Common Pitfalls & Resolutions
| Issue | Root Cause | Resolution |
|---|---|---|
| ETag mismatch between origin and CDN | CDN strips or modifies ETags during compression, transcoding, or header normalization. | Configure proxy_pass_header ETag and disable CDN auto-compression for fingerprinted asset paths. Enforce Accept-Encoding normalization. |
| Cache poisoning via weak ETags | Server generates inode/mtime-based weak ETags instead of content hashes, causing false cache hits across deployments. |
Disable FileETag flags. Enforce content-based strong ETags via build pipeline injection and validate parity with curl -v. |
| Immutable directive ignored by legacy clients | Older HTTP/1.1 clients and misconfigured proxies do not recognize the immutable flag. |
Implement graceful fallback with stale-while-revalidate=86400 and enforce versioned URL routing for legacy user agents. |
Frequently Asked Questions
Should I use ETag or Content Hash in the URL for fingerprinting? Use content hashes in URLs as the primary cache key. ETags serve as a secondary validation layer for edge cases, origin pulls, and CDN cache misses. URL hashing guarantees zero revalidation overhead for compliant clients.

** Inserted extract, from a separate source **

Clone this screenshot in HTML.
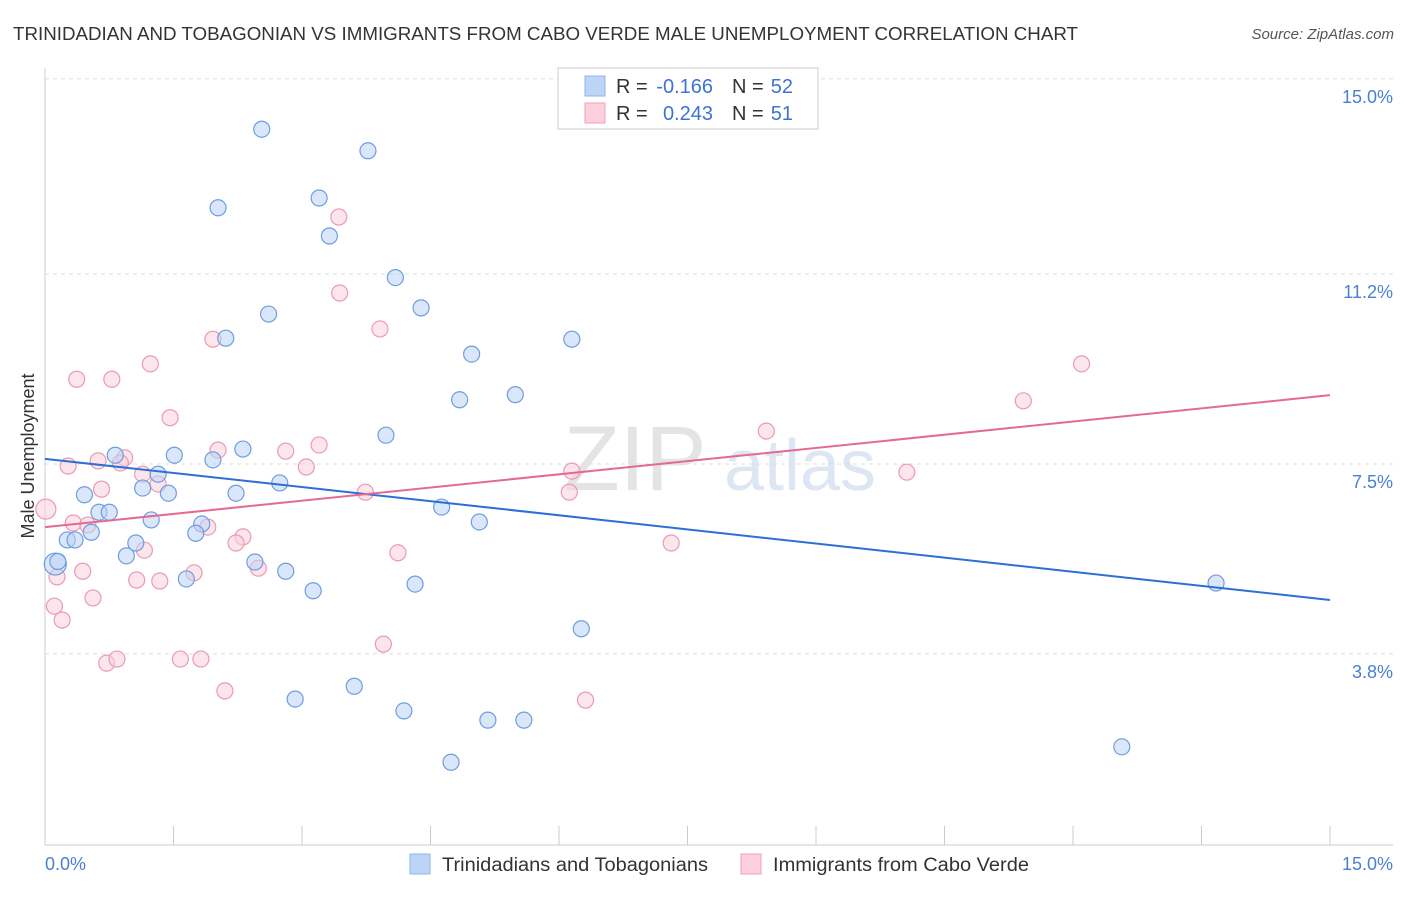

How do I invalidate a CDN cache when using HTTP header fingerprinting?
Change the URL hash in the HTML reference. HTTP headers will automatically serve the new version without manual cache purging. The old hash remains cached until its max-age expires, ensuring zero-downtime rollouts.
Does Cache-Control: immutable work with dynamic query parameters? No. Immutable caching requires static URLs. Dynamic parameters bypass the directive and trigger conditional revalidation. Strip query strings at the edge or route them to unversioned fallback endpoints.